No Coverage for Legal Malpractice Action Based on Same Conduct as Alleged in Earlier Suit
The United States District Court for the Eastern District of Pennsylvania, applying Pennsylvania law, has held that there is no coverage for a legal malpractice action pursuant to a policy’s prior knowledge exclusion and relation back provision where the attorney and his clients had previously been sued for the same conduct in an action for wrongful abuse of civil proceedings. Ettinger & Assocs., LLC v. The Hartford/Twin City Fire Ins. Co., 2014 WL 1672946 (E.D. Pa. May 22, 2014).
The insured attorney represented his clients in a dispute with their realtor, which allegedly had told the clients that a lot adjacent to the lot they wished to purchase could not be subdivided. The clients later learned, prior to closing, that the owners of the adjacent lot had received a zoning variance to subdivide the lot. The clients nevertheless went through with the purchase and were able to resell the lot for a profit. The insured advised them that they still had viable claims against the realtor over the alleged misrepresentation, and commenced a lawsuit against the realtor on the clients’ behalf.
The realtor repeatedly asserted that the lawsuit against it was frivolous and warned the insured attorney that it would sue his clients for fraud, abuse of process, and malicious prosecution if the lawsuit was not withdrawn. The court ultimately dismissed the suit against the realtor, and the realtor then filed a lawsuit against the clients and the insured attorney, alleging wrongful abuse of civil proceedings. The attorney defended both himself and his clients in the realtor’s action.
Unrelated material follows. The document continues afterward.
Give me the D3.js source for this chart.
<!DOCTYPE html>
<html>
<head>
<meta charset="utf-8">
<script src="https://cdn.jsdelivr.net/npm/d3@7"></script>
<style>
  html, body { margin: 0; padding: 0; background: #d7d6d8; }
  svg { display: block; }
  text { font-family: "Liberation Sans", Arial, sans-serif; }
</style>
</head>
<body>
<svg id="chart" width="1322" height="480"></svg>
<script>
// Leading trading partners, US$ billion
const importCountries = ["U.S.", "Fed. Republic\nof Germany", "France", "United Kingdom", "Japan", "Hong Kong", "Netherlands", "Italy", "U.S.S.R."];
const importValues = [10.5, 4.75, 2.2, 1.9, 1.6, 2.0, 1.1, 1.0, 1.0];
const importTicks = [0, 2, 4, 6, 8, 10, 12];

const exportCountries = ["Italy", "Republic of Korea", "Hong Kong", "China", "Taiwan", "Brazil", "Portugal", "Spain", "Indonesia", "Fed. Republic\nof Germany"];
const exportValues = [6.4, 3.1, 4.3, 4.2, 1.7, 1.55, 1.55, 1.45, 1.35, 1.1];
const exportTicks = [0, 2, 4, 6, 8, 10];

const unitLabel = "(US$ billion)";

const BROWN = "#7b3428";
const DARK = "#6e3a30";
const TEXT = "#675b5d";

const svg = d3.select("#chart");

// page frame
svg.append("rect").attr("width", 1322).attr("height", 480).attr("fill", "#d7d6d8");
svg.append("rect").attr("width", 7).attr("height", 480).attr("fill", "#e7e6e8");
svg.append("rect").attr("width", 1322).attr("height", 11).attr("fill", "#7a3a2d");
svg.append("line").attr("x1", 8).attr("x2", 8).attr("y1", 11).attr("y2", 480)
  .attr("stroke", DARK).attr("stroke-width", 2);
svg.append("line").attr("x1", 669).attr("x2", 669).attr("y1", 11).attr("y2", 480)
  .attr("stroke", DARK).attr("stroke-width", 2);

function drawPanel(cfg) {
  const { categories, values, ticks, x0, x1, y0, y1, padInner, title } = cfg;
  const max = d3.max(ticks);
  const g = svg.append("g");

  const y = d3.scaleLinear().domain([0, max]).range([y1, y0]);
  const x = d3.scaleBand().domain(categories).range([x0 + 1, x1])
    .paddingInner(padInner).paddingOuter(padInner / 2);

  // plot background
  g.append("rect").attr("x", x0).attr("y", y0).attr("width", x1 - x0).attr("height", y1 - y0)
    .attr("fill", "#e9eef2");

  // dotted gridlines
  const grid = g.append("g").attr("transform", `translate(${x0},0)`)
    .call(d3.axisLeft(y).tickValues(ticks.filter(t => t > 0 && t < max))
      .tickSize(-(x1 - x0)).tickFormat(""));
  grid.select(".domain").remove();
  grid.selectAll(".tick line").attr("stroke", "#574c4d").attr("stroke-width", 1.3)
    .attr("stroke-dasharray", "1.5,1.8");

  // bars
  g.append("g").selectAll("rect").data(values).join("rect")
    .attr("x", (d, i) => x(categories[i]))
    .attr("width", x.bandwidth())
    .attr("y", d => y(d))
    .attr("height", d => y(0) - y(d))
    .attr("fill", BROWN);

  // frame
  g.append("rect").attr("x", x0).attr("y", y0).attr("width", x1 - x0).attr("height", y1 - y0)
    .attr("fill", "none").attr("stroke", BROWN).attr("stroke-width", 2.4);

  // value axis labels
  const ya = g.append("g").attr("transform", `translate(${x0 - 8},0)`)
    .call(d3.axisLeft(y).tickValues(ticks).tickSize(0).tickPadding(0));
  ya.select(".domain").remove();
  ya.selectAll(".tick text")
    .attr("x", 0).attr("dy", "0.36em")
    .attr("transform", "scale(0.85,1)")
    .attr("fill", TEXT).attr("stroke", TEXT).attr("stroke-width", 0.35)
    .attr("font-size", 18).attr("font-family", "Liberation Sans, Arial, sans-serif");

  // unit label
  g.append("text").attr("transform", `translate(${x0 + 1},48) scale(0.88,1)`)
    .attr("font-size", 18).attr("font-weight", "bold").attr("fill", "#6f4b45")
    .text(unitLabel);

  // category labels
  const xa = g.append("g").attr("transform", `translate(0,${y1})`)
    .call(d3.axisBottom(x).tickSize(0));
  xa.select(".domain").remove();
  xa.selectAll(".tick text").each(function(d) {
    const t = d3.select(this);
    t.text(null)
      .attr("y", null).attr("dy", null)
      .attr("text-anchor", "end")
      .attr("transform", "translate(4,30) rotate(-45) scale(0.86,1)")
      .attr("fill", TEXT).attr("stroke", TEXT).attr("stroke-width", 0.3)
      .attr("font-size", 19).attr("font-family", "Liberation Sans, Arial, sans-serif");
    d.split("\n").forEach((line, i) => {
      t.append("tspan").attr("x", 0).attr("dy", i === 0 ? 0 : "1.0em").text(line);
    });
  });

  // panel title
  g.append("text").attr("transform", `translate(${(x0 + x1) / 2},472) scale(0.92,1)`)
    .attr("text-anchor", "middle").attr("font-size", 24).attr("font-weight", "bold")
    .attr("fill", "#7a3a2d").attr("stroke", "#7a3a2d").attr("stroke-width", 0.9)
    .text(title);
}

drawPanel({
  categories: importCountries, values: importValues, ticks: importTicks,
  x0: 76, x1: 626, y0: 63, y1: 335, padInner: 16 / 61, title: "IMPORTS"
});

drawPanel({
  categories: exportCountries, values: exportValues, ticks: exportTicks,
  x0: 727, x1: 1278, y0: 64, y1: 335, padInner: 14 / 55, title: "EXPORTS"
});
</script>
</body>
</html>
Subsequently, the clients filed a malpractice claim against the attorney, alleging negligence both in advising them to bring suit against the realtor and in failing to advise them of the conflict of interest in his dual representation of himself and the clients in the realtor’s lawsuit. The attorney sought coverage for the legal malpractice action under his claims-made professional liability policy and brought this declaratory judgment action against the insurer.
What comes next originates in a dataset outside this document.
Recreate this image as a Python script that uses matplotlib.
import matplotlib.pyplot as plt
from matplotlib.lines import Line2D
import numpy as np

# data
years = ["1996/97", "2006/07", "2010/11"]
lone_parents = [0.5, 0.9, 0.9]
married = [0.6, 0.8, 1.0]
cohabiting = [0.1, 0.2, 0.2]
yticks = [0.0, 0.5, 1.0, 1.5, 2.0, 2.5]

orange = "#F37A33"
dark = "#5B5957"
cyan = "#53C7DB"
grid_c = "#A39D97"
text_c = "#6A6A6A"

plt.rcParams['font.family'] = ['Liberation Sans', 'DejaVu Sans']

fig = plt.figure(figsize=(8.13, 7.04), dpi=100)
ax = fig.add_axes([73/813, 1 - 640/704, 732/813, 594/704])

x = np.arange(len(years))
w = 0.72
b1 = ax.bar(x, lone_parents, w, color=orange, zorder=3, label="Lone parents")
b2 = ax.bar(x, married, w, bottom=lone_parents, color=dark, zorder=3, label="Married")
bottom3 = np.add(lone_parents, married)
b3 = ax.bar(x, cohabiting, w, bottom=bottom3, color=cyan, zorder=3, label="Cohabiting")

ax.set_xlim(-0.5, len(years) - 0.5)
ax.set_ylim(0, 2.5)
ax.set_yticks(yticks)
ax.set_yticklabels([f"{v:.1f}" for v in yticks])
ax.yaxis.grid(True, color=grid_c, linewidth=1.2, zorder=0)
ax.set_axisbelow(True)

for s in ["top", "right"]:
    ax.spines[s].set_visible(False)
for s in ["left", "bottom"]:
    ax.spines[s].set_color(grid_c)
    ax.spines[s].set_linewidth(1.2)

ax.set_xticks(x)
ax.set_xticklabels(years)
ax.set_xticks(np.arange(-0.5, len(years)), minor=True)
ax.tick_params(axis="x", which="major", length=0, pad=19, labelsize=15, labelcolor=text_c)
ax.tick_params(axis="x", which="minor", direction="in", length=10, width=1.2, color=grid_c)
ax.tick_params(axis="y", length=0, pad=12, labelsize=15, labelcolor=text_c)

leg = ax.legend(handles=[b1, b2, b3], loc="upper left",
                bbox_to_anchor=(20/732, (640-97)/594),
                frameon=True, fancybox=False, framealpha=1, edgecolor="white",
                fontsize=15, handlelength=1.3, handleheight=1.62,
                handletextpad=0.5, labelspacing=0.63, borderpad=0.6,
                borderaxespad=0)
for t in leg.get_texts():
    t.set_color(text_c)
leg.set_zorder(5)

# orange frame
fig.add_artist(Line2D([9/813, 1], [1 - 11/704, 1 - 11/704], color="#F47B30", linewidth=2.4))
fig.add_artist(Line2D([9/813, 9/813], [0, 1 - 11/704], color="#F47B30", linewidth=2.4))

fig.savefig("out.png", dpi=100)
The court first held that the policy’s prior knowledge exclusion barred coverage for the malpractice suit. Under Pennsylvania law, a prior knowledge exclusion applies where, based on the facts known to the insured, a reasonable attorney would have a basis to believe that he had breached a professional duty. The court found that the attorney had actual knowledge before the policy period that he had filed and continued to pursue the suit against the realtor, even after he was warned that the claims asserted were baseless, and that the realtor had filed suit against both him and his clients based on the filing and pursuit of the lawsuit against it. The court held that a reasonable attorney would know that the filing of a wrongful abuse of civil proceedings suit, which requires the plaintiff to prove that the attorney failed to perform in accordance with professional standards, constitutes an allegation of professional negligence for purposes of the prior knowledge exclusion. The court observed that the realtor had specifically alleged that the attorney knew that his clients’ claims against the realtor were wrongful and malicious, and that he had encouraged and/or permitted his clients to pursue the claims even after being warned of the consequences. The court rejected the attorney’s argument that he did not have a basis to believe that the clients would pursue a claim against him because they had “begged” that he represent them in the suit against the realtor, holding that an attorney’s subjective understanding of his former clients’ motives and desires is not controlling, and that the proper inquiry is what a reasonable attorney would have concluded.
The court also considered whether, in light of the policy’s “relation back” provision, the malpractice suit constituted a claim first made during the policy period where the wrongful abuse of civil proceedings action had been filed prior to the policy period. The “relation back” provision stated that all claims arising out of the same or related negligent acts would be treated as a single claim deemed made when the first claim was made. The court concluded that the clients’ malpractice allegations regarding the insured’s bad advice related back to the realtor’s suit because they shared a common nexus of facts and arose out of the same occurrence of wrongful acts—the attorney’s alleged professional misconduct in filing and pursuing the suit against the realtor. Thus, that aspect of the malpractice action was not a claim first made during the policy period. That said, the court found that the clients’ malpractice allegations regarding the attorney’s dual representation of himself and the clients in the realtor’s suit was unrelated to the realtor’s claim and thus did not implicate the relation back provision. The court ultimately determined, however, that this conclusion was immaterial because the prior knowledge exclusion clearly barred coverage for the dual representation allegations because the attorney knew that he had undertaken the dual representation prior to the policy period.